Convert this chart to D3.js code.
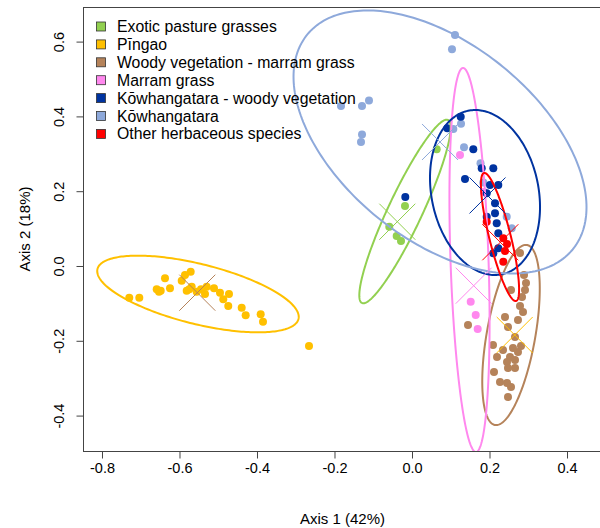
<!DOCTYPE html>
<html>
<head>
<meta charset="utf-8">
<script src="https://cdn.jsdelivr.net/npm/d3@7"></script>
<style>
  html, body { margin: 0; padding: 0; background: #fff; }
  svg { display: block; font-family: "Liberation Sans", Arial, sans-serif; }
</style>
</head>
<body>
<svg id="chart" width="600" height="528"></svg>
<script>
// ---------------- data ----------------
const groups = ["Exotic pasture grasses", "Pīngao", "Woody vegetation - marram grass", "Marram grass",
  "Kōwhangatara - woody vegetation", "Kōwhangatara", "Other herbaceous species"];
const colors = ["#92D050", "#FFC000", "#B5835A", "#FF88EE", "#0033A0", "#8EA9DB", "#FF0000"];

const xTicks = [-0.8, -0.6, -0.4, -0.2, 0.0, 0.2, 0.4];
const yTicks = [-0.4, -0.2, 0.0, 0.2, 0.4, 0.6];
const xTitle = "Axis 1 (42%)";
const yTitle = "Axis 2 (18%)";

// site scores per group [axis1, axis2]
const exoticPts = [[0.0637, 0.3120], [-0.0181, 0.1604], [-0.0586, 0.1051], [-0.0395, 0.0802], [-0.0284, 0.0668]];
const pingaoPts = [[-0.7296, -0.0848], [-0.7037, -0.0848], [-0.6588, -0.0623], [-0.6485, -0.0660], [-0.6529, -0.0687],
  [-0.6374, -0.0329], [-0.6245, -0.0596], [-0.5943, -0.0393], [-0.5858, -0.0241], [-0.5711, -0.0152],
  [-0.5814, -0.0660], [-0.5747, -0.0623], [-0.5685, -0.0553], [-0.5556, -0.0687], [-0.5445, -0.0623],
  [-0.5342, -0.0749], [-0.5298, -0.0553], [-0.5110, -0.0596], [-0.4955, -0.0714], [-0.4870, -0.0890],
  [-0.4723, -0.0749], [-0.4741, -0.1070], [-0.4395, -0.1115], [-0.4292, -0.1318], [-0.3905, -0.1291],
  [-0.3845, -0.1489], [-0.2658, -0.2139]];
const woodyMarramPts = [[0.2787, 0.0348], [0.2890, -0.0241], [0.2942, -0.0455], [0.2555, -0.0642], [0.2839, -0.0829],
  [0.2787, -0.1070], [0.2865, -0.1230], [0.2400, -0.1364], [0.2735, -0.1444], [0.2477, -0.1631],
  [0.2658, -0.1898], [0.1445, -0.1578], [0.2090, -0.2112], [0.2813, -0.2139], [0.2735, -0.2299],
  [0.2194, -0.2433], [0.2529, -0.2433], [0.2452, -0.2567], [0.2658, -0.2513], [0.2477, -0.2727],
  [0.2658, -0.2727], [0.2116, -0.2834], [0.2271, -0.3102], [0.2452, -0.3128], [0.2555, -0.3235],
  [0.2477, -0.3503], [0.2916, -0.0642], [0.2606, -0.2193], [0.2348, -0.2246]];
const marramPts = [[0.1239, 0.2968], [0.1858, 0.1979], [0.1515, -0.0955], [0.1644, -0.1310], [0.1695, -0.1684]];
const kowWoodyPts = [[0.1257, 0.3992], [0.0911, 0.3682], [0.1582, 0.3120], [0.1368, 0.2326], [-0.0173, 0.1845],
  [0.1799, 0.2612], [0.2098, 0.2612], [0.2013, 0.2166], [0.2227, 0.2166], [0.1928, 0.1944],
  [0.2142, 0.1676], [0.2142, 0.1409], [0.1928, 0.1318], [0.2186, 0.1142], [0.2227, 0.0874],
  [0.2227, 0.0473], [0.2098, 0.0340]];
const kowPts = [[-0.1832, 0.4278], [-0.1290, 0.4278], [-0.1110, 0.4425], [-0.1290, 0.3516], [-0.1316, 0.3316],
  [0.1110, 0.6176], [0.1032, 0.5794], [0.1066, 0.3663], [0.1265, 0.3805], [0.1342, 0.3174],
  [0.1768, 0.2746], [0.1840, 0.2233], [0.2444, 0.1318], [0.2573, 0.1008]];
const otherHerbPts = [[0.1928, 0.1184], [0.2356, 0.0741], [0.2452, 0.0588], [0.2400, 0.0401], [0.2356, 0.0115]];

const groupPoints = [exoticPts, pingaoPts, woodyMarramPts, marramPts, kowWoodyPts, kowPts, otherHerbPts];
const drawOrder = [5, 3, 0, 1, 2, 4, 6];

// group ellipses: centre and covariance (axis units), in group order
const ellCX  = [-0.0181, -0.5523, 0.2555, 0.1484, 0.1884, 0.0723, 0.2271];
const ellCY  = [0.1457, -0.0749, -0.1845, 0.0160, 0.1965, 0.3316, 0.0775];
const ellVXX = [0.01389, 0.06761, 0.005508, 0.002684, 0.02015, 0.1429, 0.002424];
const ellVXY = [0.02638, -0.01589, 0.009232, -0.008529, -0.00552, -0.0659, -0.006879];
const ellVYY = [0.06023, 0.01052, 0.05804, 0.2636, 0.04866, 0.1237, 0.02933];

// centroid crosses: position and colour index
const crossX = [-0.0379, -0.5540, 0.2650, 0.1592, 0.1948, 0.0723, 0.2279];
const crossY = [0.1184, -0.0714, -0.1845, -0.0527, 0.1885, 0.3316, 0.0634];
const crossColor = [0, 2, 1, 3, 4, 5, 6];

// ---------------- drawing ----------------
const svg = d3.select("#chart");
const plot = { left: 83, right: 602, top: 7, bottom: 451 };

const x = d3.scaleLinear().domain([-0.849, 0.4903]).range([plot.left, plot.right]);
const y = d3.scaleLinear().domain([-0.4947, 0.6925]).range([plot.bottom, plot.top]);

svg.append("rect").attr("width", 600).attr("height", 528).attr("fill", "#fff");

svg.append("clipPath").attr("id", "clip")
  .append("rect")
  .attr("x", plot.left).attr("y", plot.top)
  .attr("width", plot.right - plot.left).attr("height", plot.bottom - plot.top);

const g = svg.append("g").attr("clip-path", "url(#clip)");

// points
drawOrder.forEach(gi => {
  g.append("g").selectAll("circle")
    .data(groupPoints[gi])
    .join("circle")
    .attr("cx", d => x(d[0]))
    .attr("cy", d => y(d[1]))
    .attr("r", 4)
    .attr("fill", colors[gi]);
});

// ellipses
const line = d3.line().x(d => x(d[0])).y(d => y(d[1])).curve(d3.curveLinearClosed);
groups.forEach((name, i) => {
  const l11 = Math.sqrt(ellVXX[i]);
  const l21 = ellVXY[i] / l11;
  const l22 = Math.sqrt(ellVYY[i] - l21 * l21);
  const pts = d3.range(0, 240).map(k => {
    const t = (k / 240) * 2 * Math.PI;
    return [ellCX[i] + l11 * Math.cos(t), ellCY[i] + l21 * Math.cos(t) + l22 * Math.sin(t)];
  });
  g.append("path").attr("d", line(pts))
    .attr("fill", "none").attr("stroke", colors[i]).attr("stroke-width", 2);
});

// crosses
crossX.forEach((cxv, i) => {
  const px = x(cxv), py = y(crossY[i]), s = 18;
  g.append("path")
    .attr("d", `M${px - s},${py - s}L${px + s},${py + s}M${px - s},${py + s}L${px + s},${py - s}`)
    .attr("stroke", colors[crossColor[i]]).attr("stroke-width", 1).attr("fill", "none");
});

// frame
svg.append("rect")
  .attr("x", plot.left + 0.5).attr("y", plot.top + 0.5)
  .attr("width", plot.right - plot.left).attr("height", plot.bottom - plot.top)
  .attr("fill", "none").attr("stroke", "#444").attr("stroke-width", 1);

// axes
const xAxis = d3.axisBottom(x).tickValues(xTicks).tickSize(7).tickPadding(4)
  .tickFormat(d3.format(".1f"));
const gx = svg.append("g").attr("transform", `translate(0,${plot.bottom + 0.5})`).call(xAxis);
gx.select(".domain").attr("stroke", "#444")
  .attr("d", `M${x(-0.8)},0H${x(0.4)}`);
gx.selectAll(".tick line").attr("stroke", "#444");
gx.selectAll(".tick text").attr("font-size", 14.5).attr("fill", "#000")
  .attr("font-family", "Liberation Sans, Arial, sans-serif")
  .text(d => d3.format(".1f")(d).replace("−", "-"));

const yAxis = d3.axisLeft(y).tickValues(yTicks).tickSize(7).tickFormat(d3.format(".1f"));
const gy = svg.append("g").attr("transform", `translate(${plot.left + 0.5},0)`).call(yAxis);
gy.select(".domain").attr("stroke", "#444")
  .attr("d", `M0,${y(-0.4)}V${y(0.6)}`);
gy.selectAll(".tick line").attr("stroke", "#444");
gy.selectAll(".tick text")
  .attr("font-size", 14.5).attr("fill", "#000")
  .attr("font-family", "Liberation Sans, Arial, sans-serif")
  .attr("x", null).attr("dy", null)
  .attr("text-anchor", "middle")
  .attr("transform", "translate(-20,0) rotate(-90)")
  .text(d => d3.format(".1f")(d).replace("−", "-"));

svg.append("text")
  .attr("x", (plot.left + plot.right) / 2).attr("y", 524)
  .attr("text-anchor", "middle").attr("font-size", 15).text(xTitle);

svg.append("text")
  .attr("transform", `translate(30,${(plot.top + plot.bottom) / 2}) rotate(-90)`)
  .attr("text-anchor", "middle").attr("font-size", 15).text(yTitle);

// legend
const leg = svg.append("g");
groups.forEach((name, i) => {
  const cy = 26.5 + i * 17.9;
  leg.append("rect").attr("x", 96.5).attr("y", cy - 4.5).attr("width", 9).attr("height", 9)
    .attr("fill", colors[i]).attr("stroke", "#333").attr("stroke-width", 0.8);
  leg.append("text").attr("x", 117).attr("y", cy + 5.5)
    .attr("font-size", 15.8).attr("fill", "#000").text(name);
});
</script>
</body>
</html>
────────
• Exercise aim:
In how many lines does the word "chart" appear? Respond with the number alone.

• The result:
3